Measures to maximize daylighting, particularly within the Leadership in Energy and Environmental Design program, have also elevated the problem, leading to designs that “focus too much on LEED daylighting credits,” Coady says.

Another common mistake in glazing specification is “assuming the entire envelope should be treated the same,” Johnson says. This is often driven by a desire for a uniform “look” across all faces of a building, sources say.

“Using different types of glass on various facades sometimes concerns owners/developers regarding a building’s ‘look,’” Wesely says. “Often clarity is still king, and changing glass types tends not to get past some design review meetings.”

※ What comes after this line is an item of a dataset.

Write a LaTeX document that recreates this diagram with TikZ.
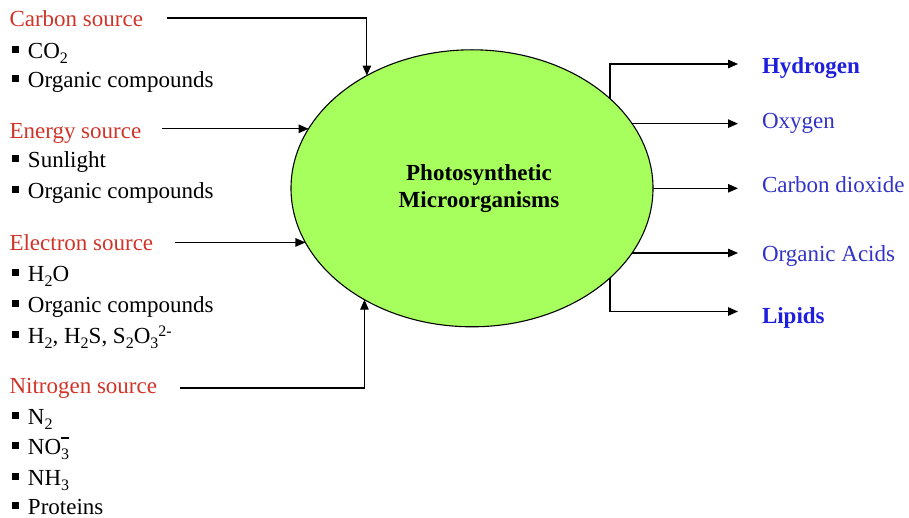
\documentclass[tikz,border=0pt]{standalone}
\usepackage{fontspec}
\setmainfont{Liberation Serif}
\usetikzlibrary{arrows.meta,shapes.geometric}
\definecolor{srcred}{RGB}{208,52,40}
\definecolor{outblue}{RGB}{50,50,200}
\definecolor{outbold}{RGB}{30,30,220}
\definecolor{cellgreen}{RGB}{166,255,92}
\newcommand\mysub[1]{\raisebox{-5pt}{\fontsize{16}{16}\selectfont #1}}
\newcommand\mysup[1]{\raisebox{7pt}{\fontsize{16}{16}\selectfont #1}}
\newcommand\mybul{\rule[5.5pt]{7pt}{7pt}\hspace{8.5pt}}
\newcommand\mybar{\raisebox{15.5pt}{\rule{8pt}{1.1pt}}}
\begin{document}
\begin{tikzpicture}[x=1pt,y=-1pt,
  every node/.style={inner sep=0pt, outer sep=0pt, font=\fontsize{23}{23}\selectfont},
  src/.style={anchor=base west, text=srcred},
  item/.style={anchor=base west, text=black},
  prod/.style={anchor=base west, text=outblue},
  prodb/.style={anchor=base west, text=outbold, font=\fontsize{23}{23}\selectfont\bfseries},
  conn/.style={line width=1.2pt, -{Triangle[length=10pt,width=8.5pt]}},
  cell/.style={draw, ellipse, fill=cellgreen, line width=1.1pt, minimum width=362pt, minimum height=277pt},
]
\useasboundingbox (0,0) rectangle (909,518);

% central cell
\node[cell] (m) at (472,188.3) {};
\node[font=\fontsize{23}{26.7}\selectfont\bfseries, align=center] (lbl) at (479,188.5) {Photosynthetic\\Microorganisms};

% sources
\node[src] (cs) at (9.5,27) {Carbon source};
\node[item] (c1) at (12.5,59) {\mybul CO\mysub{2}};
\node[item] (c2) at (12.5,88) {\mybul Organic compounds};
\node[src] (es) at (9.5,138.5) {Energy source};
\node[item] (e1) at (12.5,168) {\mybul Sunlight};
\node[item] (e2) at (12.5,199) {\mybul Organic compounds};
\node[src] (ls) at (9.5,251) {Electron source};
\node[item] (l1) at (12.5,281.5) {\mybul H\mysub{2}O};
\node[item] (l2) at (12.5,312.5) {\mybul Organic compounds};
\node[item] (l3) at (12.5,343) {\mybul H\mysub{2}, H\mysub{2}S, S\mysub{2}O\mysub{3}\mysup{2-}};
\node[src] (ns) at (9.5,393.5) {Nitrogen source};
\node[item] (n1) at (12.5,424) {\mybul N\mysub{2}};
\node[item] (n2) at (12.5,454) {\mybul NO\rlap{\mysub{3}}\mybar};
\node[item] (n3) at (12.5,485) {\mybul NH\mysub{3}};
\node[item] (n4) at (12.5,514.5) {\mybul Proteins};

% products
\node[prodb] (ph) at (762,73.3) {Hydrogen};
\node[prod] (po) at (762,129) {Oxygen};
\node[prod] (pd) at (762,192.7) {Carbon dioxide};
\node[prod] (pa) at (762,261.7) {Organic Acids};
\node[prodb] (pl) at (762,323) {Lipids};

% input connectors
\coordinate (cS) at (167,18);
\coordinate (eS) at (162,131);
\coordinate (lS) at (175,243);
\coordinate (nS) at (180,388);
\draw[conn] (cS) -| (m.133.9);
\draw[conn] (m.160.9 -| eS) -- (m.160.9);
\draw[conn] (m.198.4 -| lS) -- (m.198.4);
\draw[conn] (nS) -| (m.226.1);

% output connectors
\coordinate (hT) at (738,64);
\coordinate (oT) at (738,122);
\coordinate (dT) at (738,185.5);
\coordinate (aT) at (738,253);
\coordinate (pT) at (738,311.5);
\draw[conn] (m.33.8) |- (hT);
\draw[conn] (m.22.5) -- (m.22.5 -| oT);
\draw[conn] (m.0) -- (m.0 -| dT);
\draw[conn] (m.-22.2) -- (m.-22.2 -| aT);
\draw[conn] (m.-33.8) |- (pT);
\end{tikzpicture}
\end{document}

“There is often the expressed design intent to achieve a uniform appearance at each building elevation, thus an identical glass specification is applied to the facade regardless of orientation,” Patterson agrees. “This is a misguided strategy, however, as the appearance of glass is a product of the light reflected from its surface, and this varies dramatically for each elevation.”

Some in the building community also assume that the sun on all faces of a building can be controlled solely through the use of low-E glass. “There is a surprisingly prevalent assumption among building designers that performance concerns with the highly glazed façade can be dealt with simply by slathering low-E coatings on the glass,” Patterson. “The glass specification is often applied to each building elevation regardless of exposure, with the low-E properties largely wasted on the north facade and inadequate on the south.”

Glass industry’s role

The glass industry plays a crucial rule in assisting the design community in designing and specifying building glazing that maximizes performance according to building orientation. Education, collaboration, product development, and the availability of detailed product performance data and improved simulation tools are all key, sources say.

“At minimum, companies should be sure to have accurately labeled product data available,” Selkowitz says.

“Glass is an indispensable material in achieving optimal building performance, and the glass industry continues to do a remarkable job in delivering increasingly high-performance materials to facilitate the implementation of highly performing facades,” Patterson adds. There is an opportunity for the glass industry to educate "the design community as to the appropriate use of glass in a given application," he says. "This requires stepping beyond simply addressing the use of glass itself, and rather confronting the performance of the entire facade system and how the glass is used within that system.”